* _Exercise requirements_: Each line from the start of the data below through the one containing "(0,0) rectangle (969,874);" must be reproduced exactly.

* _Given data_:
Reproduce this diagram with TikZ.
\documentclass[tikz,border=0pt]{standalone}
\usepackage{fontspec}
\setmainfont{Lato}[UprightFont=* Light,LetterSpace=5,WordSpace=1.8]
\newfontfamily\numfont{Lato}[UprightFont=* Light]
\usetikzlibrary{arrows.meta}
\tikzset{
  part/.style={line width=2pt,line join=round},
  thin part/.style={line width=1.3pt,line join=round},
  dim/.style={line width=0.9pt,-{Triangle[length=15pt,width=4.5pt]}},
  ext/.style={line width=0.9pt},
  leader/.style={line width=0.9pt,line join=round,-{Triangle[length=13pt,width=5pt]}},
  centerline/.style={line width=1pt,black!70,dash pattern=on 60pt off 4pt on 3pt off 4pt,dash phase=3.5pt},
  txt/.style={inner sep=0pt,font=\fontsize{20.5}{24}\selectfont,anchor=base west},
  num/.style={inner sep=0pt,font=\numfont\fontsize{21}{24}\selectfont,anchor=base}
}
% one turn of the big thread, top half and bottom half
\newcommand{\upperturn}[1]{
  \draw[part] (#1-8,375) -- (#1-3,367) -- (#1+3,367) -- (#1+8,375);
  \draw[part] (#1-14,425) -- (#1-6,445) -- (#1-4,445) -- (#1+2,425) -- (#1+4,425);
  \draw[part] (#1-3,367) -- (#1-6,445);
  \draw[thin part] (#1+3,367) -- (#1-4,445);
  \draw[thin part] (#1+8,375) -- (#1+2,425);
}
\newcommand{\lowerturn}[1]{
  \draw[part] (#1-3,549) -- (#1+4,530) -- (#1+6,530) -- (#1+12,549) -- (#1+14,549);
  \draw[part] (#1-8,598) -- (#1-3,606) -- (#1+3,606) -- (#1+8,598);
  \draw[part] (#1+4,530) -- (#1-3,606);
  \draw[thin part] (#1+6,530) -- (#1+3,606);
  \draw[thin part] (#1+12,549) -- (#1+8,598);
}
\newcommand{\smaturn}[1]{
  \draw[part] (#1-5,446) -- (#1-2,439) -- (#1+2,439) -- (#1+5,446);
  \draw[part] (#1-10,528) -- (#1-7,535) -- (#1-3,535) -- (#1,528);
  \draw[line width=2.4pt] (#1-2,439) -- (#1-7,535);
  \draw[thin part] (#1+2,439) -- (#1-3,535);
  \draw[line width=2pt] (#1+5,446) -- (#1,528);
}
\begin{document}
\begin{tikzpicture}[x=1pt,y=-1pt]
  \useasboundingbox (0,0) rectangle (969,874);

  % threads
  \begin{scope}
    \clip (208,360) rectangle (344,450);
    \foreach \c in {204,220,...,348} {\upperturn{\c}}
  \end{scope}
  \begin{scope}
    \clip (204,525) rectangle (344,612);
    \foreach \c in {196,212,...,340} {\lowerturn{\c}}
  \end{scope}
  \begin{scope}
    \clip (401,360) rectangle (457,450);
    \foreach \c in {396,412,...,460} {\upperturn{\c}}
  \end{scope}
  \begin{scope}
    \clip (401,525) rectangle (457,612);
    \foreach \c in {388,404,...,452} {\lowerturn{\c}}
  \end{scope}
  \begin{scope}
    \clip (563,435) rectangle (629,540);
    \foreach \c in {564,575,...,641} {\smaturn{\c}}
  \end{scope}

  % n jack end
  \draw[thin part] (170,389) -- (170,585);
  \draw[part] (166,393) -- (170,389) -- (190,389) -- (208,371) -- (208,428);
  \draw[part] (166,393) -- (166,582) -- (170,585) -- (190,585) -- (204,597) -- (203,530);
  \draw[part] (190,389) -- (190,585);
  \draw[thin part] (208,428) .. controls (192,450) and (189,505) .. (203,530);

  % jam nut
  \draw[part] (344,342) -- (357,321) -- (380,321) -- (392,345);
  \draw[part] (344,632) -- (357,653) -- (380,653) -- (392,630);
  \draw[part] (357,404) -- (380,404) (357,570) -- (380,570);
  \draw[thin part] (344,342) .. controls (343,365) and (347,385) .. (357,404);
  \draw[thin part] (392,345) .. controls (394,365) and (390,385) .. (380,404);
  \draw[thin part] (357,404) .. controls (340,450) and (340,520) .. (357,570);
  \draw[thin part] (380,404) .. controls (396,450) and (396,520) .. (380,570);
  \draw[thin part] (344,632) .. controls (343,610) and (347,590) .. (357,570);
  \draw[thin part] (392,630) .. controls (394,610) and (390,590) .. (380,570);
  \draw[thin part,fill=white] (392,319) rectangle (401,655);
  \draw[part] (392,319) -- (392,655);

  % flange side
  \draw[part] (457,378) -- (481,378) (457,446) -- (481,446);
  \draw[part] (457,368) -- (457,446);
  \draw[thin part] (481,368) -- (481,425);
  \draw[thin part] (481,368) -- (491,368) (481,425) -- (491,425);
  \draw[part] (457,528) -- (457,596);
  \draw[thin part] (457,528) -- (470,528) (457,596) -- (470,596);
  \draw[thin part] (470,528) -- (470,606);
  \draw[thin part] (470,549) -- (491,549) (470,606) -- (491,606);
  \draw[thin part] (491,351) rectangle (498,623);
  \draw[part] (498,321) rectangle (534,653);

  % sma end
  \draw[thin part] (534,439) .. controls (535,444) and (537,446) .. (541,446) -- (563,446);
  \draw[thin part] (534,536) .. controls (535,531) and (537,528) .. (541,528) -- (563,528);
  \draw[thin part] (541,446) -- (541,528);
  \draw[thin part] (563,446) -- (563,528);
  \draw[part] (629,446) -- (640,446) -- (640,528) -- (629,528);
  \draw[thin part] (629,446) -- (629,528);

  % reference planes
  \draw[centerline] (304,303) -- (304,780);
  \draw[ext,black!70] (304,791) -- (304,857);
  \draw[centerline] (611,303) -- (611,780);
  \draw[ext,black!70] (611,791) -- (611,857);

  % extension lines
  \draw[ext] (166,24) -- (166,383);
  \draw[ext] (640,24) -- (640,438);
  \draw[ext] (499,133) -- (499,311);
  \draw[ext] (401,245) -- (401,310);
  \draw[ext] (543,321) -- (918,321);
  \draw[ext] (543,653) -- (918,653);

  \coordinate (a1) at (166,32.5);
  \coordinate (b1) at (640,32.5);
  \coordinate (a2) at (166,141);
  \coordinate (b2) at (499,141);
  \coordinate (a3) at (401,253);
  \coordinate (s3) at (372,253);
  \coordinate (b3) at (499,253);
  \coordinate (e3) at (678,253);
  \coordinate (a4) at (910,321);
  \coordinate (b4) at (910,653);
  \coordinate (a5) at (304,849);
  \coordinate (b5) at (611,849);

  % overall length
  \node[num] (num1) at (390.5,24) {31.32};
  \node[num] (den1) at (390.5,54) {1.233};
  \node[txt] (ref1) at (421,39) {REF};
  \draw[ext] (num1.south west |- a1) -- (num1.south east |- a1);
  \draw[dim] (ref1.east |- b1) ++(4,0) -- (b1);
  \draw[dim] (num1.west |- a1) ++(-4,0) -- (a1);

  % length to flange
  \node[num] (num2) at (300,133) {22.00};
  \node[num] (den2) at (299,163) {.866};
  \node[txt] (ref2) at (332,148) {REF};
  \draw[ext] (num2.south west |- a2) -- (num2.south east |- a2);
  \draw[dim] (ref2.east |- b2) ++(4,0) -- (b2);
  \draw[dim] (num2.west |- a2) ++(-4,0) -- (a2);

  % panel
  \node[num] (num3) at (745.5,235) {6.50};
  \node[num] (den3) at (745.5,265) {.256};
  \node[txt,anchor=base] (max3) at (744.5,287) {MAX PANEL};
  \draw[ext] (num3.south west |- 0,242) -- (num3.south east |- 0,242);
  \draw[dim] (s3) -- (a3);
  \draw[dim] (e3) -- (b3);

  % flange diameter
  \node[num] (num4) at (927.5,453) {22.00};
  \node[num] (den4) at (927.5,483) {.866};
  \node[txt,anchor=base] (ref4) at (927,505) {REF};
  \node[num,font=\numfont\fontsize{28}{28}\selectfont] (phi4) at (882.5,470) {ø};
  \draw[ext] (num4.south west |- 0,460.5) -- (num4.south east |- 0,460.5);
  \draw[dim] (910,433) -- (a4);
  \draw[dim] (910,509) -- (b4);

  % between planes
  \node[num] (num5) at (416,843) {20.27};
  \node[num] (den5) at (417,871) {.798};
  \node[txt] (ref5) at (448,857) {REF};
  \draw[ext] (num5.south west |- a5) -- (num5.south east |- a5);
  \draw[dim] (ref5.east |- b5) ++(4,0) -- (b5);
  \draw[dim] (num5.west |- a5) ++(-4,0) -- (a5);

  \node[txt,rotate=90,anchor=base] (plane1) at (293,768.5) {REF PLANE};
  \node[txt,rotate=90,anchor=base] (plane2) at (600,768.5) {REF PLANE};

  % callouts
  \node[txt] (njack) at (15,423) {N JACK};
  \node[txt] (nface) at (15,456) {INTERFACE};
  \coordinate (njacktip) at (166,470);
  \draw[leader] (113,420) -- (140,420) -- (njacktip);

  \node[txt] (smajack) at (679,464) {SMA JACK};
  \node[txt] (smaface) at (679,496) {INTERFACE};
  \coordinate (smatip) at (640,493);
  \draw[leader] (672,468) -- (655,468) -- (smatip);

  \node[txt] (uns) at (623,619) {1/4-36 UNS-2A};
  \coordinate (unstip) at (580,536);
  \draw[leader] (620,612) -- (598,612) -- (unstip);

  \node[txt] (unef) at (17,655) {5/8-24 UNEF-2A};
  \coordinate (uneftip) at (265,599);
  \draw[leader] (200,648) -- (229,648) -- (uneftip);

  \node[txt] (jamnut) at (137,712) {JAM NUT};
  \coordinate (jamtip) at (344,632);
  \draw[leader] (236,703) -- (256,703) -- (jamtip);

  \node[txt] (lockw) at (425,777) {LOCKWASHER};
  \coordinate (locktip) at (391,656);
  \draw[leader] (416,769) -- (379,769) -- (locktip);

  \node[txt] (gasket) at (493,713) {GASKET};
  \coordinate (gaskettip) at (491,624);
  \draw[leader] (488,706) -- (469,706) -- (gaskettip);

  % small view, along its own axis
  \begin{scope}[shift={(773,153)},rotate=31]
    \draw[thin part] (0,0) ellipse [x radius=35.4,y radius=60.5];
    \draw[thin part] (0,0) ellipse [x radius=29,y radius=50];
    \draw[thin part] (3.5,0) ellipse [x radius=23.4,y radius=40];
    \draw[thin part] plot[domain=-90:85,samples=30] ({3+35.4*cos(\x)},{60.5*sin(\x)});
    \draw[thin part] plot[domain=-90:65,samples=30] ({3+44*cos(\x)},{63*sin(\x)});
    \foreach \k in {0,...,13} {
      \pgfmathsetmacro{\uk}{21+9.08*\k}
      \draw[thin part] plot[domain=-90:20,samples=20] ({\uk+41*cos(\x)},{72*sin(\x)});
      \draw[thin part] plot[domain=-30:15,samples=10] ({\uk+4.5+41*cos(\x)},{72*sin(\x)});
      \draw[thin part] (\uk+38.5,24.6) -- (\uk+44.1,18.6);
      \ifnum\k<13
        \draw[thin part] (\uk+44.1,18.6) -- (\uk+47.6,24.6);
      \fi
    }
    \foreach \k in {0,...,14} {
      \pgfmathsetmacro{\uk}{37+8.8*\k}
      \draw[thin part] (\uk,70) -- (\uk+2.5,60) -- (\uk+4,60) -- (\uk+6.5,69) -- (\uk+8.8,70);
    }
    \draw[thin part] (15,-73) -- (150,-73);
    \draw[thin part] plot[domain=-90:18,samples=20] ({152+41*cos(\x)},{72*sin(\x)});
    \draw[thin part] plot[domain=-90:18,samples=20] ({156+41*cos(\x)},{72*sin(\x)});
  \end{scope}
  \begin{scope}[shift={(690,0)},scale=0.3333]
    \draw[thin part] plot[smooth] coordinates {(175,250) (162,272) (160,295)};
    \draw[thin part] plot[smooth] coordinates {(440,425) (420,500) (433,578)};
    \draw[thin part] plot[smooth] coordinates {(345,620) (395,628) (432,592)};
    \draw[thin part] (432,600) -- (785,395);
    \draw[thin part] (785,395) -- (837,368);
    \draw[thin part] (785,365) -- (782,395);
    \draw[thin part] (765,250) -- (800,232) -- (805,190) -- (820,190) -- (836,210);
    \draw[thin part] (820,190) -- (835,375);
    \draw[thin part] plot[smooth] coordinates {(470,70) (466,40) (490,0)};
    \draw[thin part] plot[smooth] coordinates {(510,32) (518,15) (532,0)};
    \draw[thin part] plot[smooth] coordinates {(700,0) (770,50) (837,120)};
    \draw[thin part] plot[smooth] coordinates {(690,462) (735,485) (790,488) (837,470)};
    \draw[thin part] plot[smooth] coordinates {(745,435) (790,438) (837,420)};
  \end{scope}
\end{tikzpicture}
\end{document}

* _Exercise output_:
Reproduce this diagram with TikZ.
\documentclass[tikz,border=0pt]{standalone}
\usepackage{fontspec}
\setmainfont{Lato}[UprightFont=* Light,LetterSpace=5,WordSpace=1.8]
\newfontfamily\numfont{Lato}[UprightFont=* Light]
\usetikzlibrary{arrows.meta}
\tikzset{
  part/.style={line width=2pt,line join=round},
  thin part/.style={line width=1.3pt,line join=round},
  dim/.style={line width=0.9pt,-{Triangle[length=15pt,width=4.5pt]}},
  ext/.style={line width=0.9pt},
  leader/.style={line width=0.9pt,line join=round,-{Triangle[length=13pt,width=5pt]}},
  centerline/.style={line width=1pt,black!70,dash pattern=on 60pt off 4pt on 3pt off 4pt,dash phase=3.5pt},
  txt/.style={inner sep=0pt,font=\fontsize{20.5}{24}\selectfont,anchor=base west},
  num/.style={inner sep=0pt,font=\numfont\fontsize{21}{24}\selectfont,anchor=base}
}
% one turn of the big thread, top half and bottom half
\newcommand{\upperturn}[1]{
  \draw[part] (#1-8,375) -- (#1-3,367) -- (#1+3,367) -- (#1+8,375);
  \draw[part] (#1-14,425) -- (#1-6,445) -- (#1-4,445) -- (#1+2,425) -- (#1+4,425);
  \draw[part] (#1-3,367) -- (#1-6,445);
  \draw[thin part] (#1+3,367) -- (#1-4,445);
  \draw[thin part] (#1+8,375) -- (#1+2,425);
}
\newcommand{\lowerturn}[1]{
  \draw[part] (#1-3,549) -- (#1+4,530) -- (#1+6,530) -- (#1+12,549) -- (#1+14,549);
  \draw[part] (#1-8,598) -- (#1-3,606) -- (#1+3,606) -- (#1+8,598);
  \draw[part] (#1+4,530) -- (#1-3,606);
  \draw[thin part] (#1+6,530) -- (#1+3,606);
  \draw[thin part] (#1+12,549) -- (#1+8,598);
}
\newcommand{\smaturn}[1]{
  \draw[part] (#1-5,446) -- (#1-2,439) -- (#1+2,439) -- (#1+5,446);
  \draw[part] (#1-10,528) -- (#1-7,535) -- (#1-3,535) -- (#1,528);
  \draw[line width=2.4pt] (#1-2,439) -- (#1-7,535);
  \draw[thin part] (#1+2,439) -- (#1-3,535);
  \draw[line width=2pt] (#1+5,446) -- (#1,528);
}
\begin{document}
\begin{tikzpicture}[x=1pt,y=-1pt]
  \useasboundingbox (0,0) rectangle (969,874);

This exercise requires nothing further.